Tengono le iscrizioni all’istituto tecnico, con un aumento rispetto allo scorso anno dello 0,3%. Il dato certamente più allarmante è il crollo verticale dell’istruzione professionale, che dal 21,6% dello scorso anno passa all’attuale 19,6%, assecondando un trend inaugurato anni fa con l’entrata in vigore della cosiddetta “riforma Gelmini” che, con la legge 133/08, ha imposto a quel segmento della scuola superiore il maggior peso di tagli, nonché di impoverimento culturale. Si aggiunga che il “federalismo possibile”, concretizzato con la Riforma del Titolo V della Costituzione (che, con la legge costituzionale 3/2001 ha attribuito alle regioni ampie potestà legislative – di natura concorrente con lo Stato – in materia di gestione e organizzazione del sistema scolastico, ma di natura esclusiva per ciò che riguarda istruzione e formazione professionale) ha indebolito ulteriormente l’istruzione professionale stessa, configurando di fatto tanti sistemi quanti sono le regioni italiane, con forti disomogeneità ed opportunità differenti tra cittadini dello stesso Paese. Un danno notevole, se si pensa al fatto che in quella parte dell’istruzione superiore confluiscono la maggior parte del disagio sociale, dei migranti e della diversabilità. Se si pensa, ancora, che da quella parte deriva il massimo della dispersione e del ritardo scolastici. Un’istruzione professionale all’altezza della determinazione di conoscenze e competenze adeguate per affrontare il mondo del lavoro, come dimostra la storia del nostro Paese dalla metà degli anni ’50 agli anni ’60, costituisce una risorsa economica, sociale e politica d’importanza inestimabile. Invece il percorso che abbiamo intrapreso va in direzione esattamente opposta.

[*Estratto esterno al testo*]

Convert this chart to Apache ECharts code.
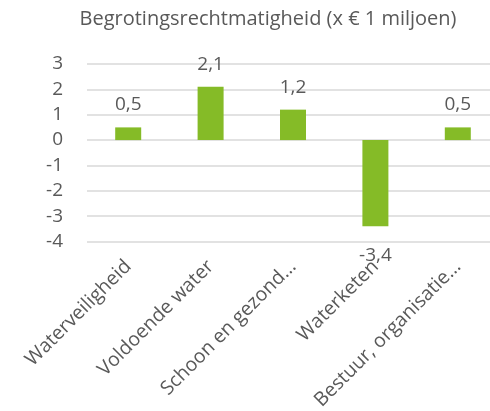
<!DOCTYPE html>
<html><head><meta charset="utf-8">
<script src="https://cdn.jsdelivr.net/npm/echarts@6/dist/echarts.min.js"></script>
<style>html,body{margin:0;padding:0;background:#fff}#c{width:490px;height:411px}</style>
</head><body><div id="c"></div>
<script>
const titleText = "Begrotingsrechtmatigheid (x € 1 miljoen)";
const categories = ["Waterveiligheid", "Voldoende water", "Schoon en gezond…", "Waterketen", "Bestuur, organisatie…"];
const values = [0.5, 2.1, 1.2, -3.4, 0.5];
const yTicks = {min: -4, max: 3, interval: 1};

const font = "'Open Sans', sans-serif";
const txt = "#595959";
const chart = echarts.init(document.getElementById('c'), null, {renderer: 'canvas'});
chart.setOption({
  animation: false,
  title: {text: titleText, left: 263, top: 4, textAlign: 'center',
    textStyle: {fontFamily: font, fontSize: 20, fontWeight: 'normal', color: txt}},
  grid: {left: 87, top: 64, width: 412, height: 177.5, containLabel: false, outerBoundsMode: 'none'},
  xAxis: {type: 'category', data: categories,
    axisLine: {show: false, onZero: false}, axisTick: {show: false},
    axisLabel: {rotate: 45, interval: 0, margin: 22, fontFamily: font, fontSize: 19.5, color: txt}},
  yAxis: {type: 'value', min: yTicks.min, max: yTicks.max, interval: yTicks.interval,
    axisLine: {show: false}, axisTick: {show: false},
    splitLine: {lineStyle: {color: '#d9d9d9', width: 1.5}},
    axisLabel: {margin: 24, fontFamily: font, fontSize: 19, color: txt}},
  series: [{type: 'bar', barWidth: 26,
    itemStyle: {color: '#85bb27'},
    data: values.map(v => ({value: v, label: {position: v < 0 ? 'bottom' : 'top', distance: v < 0 ? 20 : 13}})),
    label: {show: true, fontFamily: font, fontSize: 19, color: txt,
      formatter: p => String(p.value).replace('.', ',')}}]
});
</script></body></html>
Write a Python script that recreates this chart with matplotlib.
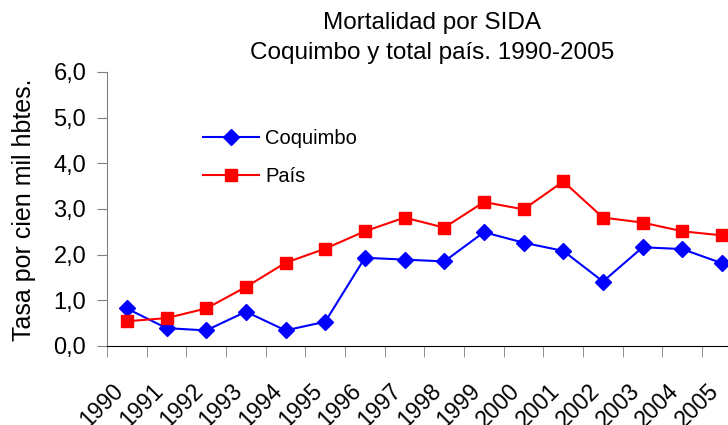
import matplotlib
matplotlib.use("Agg")
import matplotlib.pyplot as plt
import matplotlib.transforms as mtransforms
from matplotlib.ticker import FuncFormatter, FixedLocator

plt.rcParams['font.family'] = ['Liberation Sans', 'DejaVu Sans']

years = ["1990", "1991", "1992", "1993", "1994", "1995", "1996", "1997",
         "1998", "1999", "2000", "2001", "2002", "2003", "2004", "2005"]
coquimbo = [0.82, 0.39, 0.34, 0.75, 0.34, 0.53, 1.93, 1.89,
            1.85, 2.49, 2.26, 2.08, 1.41, 2.16, 2.12, 1.81]
pais = [0.54, 0.61, 0.82, 1.29, 1.82, 2.13, 2.51, 2.81,
        2.59, 3.15, 2.99, 3.60, 2.81, 2.70, 2.51, 2.42]

fig = plt.figure(figsize=(7.28, 4.25), dpi=100)
ax = fig.add_axes([0.147, 0.186, 0.872, 0.645])

x = list(range(len(years)))
ax.plot(x, coquimbo, color="#0000FF", marker="D", markersize=8, lw=1.5,
        label="Coquimbo", clip_on=False)
ax.plot(x, pais, color="#FF0000", marker="s", markersize=9, lw=1.5,
        label="País", clip_on=False)

ax.set_xlim(-0.5, len(years) - 0.5)
ax.set_ylim(0, 6)
ax.set_yticks([0, 1, 2, 3, 4, 5, 6])
ax.yaxis.set_major_formatter(FuncFormatter(lambda v, p: f"{v:.1f}".replace(".", ",")))

# year labels drawn as text, rotated, a little left of each category centre
ax.set_xticks(x)
ax.set_xticklabels([])
ax.tick_params(axis="x", which="major", length=0)
shift = mtransforms.ScaledTranslation(-0.15, -0.33, fig.dpi_scale_trans)
for xi, yr in zip(x, years):
    ax.text(xi, 0, yr, transform=ax.get_xaxis_transform() + shift, rotation=45,
            ha="right", va="top", rotation_mode="anchor", fontsize=16.5)

ax.xaxis.set_minor_locator(FixedLocator([i - 0.5 for i in range(len(years) + 1)]))
ax.tick_params(axis="x", which="minor", length=8, direction="out", color="#808080")
ax.tick_params(axis="y", length=7, direction="out", labelsize=17, color="#808080", pad=8)

ax.spines["top"].set_visible(False)
ax.spines["right"].set_visible(False)
ax.spines["left"].set_color("#808080")
ax.spines["bottom"].set_color("black")

fig.text(0.033, 0.506, "Tasa por cien mil hbtes.", rotation=90, ha="center",
         va="center", fontsize=18)

fig.text(0.594, 0.945, "Mortalidad por SIDA", ha="center", va="center", fontsize=17.5)
fig.text(0.594, 0.875, "Coquimbo y total país. 1990-2005", ha="center", va="center",
         fontsize=17.5)

ax.legend(loc="upper left", bbox_to_anchor=(0.254, 0.74), bbox_transform=fig.transFigure,
          frameon=False, fontsize=14.5, handlelength=2.8, labelspacing=0.95,
          handletextpad=0.3)

fig.savefig("out.png", dpi=100)
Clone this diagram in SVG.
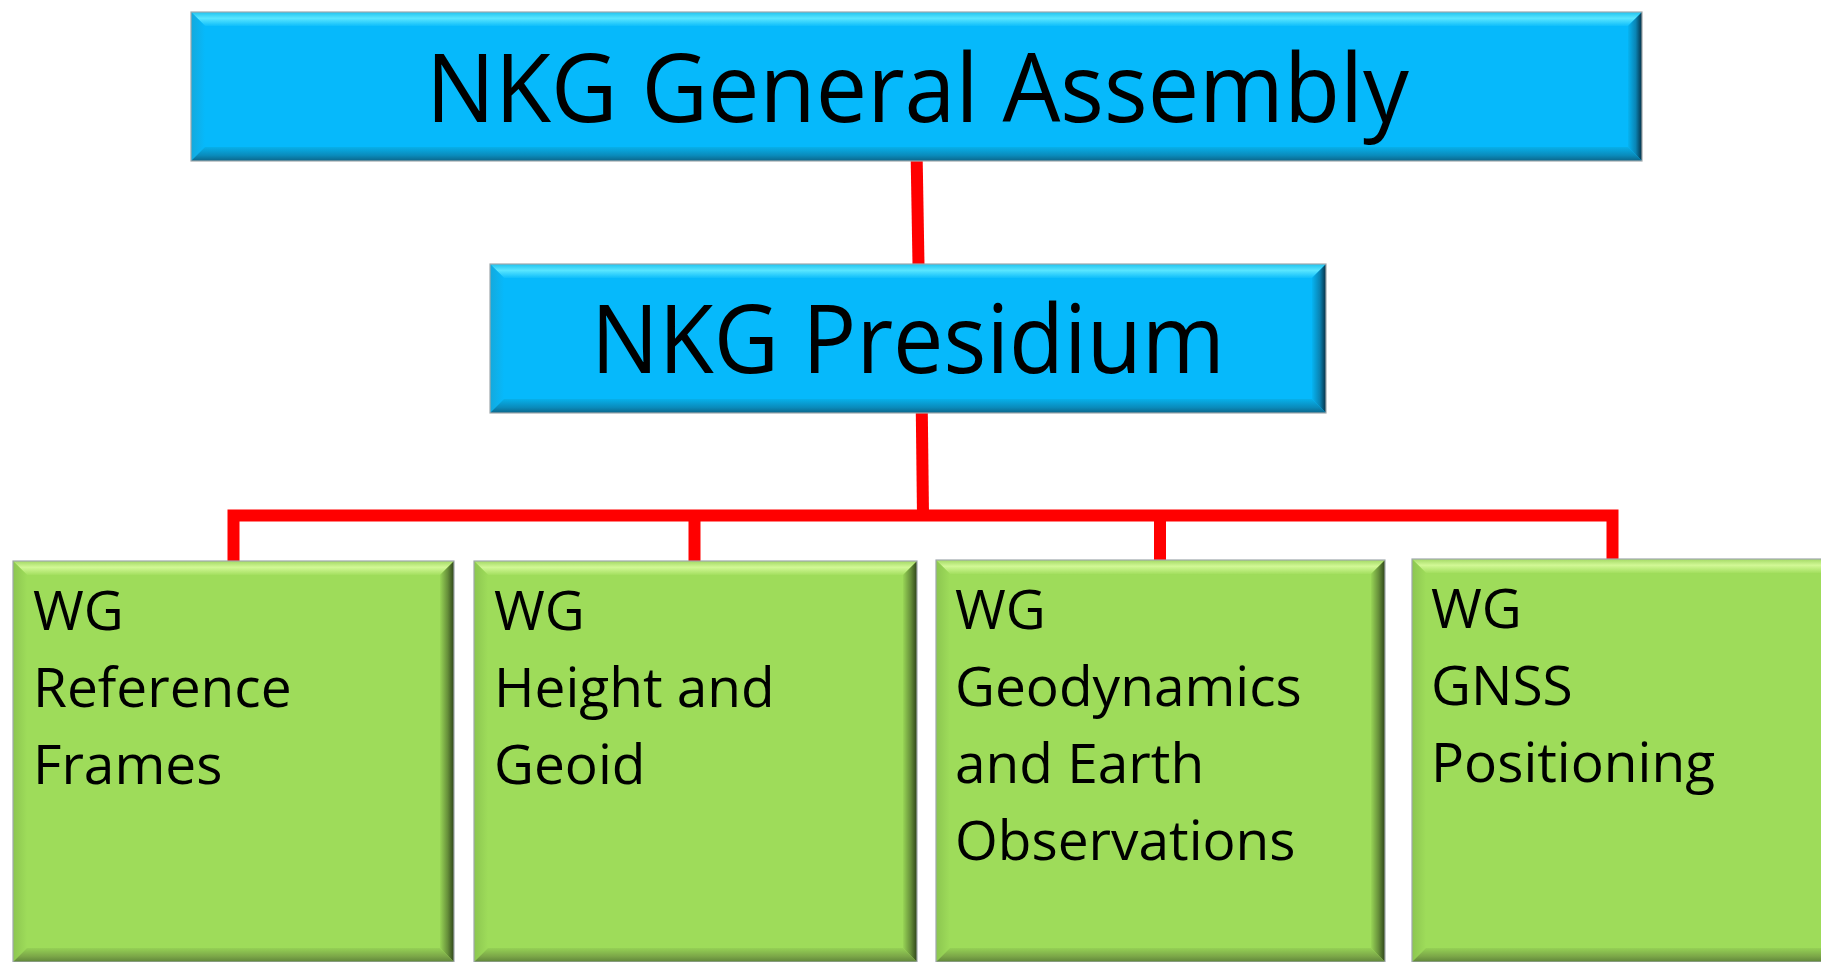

Si aggiunga un’altra considerazione: sono di pochi giorni fa i dati pubblicati dal Cun (Consiglio Universitario Nazionale) relativi al decremento di immatricolazioni del 17% in 8 anni accademici (non si iscrivono, in particolare, i meno abbienti, gli studenti provenienti dal tecnico e dal professionale). E un’indagine Istat che evidenzia l’impennata di giovani laureati senza lavoro, con una crescita del 28% nello scorso anno rispetto al 2011 e quasi del 43% rispetto al 2008, anno di inizio della crisi e degli interventi di “razionalizzazione e semplificazione” (leggi tagli draconiani) su scuola e università da parte del governo Berlusconi; oltre al tasso di disoccupazione generale dell’11,2% registrato lo scorso dicembre.

Considerando i dati delle iscrizioni, confluirà sui licei quasi il 50% della popolazione scolastica di 14 anni. Alcune domande: come sarà possibile far fronte – dal punto di vista culturale, specialmente – in una scuola fortemente depauperata, ad una domanda così massiccia ed eterogenea, se non prevedendo un abbassamento dei livelli o – viceversa – una selezione molto più consistente in termini numerici, che si traduce in costi per lo Stato e in insuccesso, ritardo, dispersione, e frustrazione per i singoli?

Tradotto altrimenti: la scelta del liceo corrisponde effettivamente ad un reale innalzamento delle competenze degli alunni (difficile da credere, se si tengono in conto risultati dei test internazionali ma, soprattutto, le drastiche riduzioni di personale, offerta formativa, opportunità derivate dai tagli); o, viceversa, si tratta di una scelta determinata dal maggiore impoverimento riservato ai segmenti non liceali della scuola superiore?

Ancora: essendo il liceo non professionalizzante (prevedendo, cioè, una continuazione degli studi da parte di chi lo frequenta) non si rischia, considerati dati di immatricolazioni, disoccupazione tra i laureati, impoverimento degli atenei, il dato allarmante dell’abbandono dell’università e, soprattutto, la bassa posizione che gli italiani occupano tra i Paesi Ocse quanto a laurea e dottorato, non si rischia – dicevo – di aumentare in un ritardo esponenziale il tempo di disoccupazione dei giovani delle future generazioni, indipendentemente dalle congiunture economiche?

È corretto interpretare da questi numeri – nella criticissima situazione generale da ultima spiaggia, si salvi chi può – la conferma di destini sociali anche attraverso gli strumenti che più di tutti dovrebbero garantire il principio di uguaglianza? Sono domande – al solito – destinate quasi certamente a rimanere senza risposta: saranno i fatti, le evidenze (speriamo non irreversibili) a parlare. Quel che è certo è che il tentativo di combattere l’abbandono universitario attraverso l’istituzione del 3+2, che doveva consentire ai meno capaci di conseguire un titolo relativamente più professionalizzante e meno qualificante, si dimostra vano se, contemporaneamente, si abbassa il livello della scuola in generale e delle superiori in particolare: questa è stata, e tutto – anche i dati delle iscrizioni – lascia presumere che questa sarà la direzione.

Infine: non avrebbe più senso mettere mano al nostro sistema scolastico non in termini di taglio di spesa pubblica, come si è fatto negli ultimi anni, ma di investimento economico e culturale su tutta la scuola superiore, restituendo dignità a tutte le sue declinazioni e mettendo tutti nelle condizioni di sviluppare realmente al meglio le proprie potenzialità nel contatto con una scuola statale tutta idonea ad assolvere a questo compito costituzionale?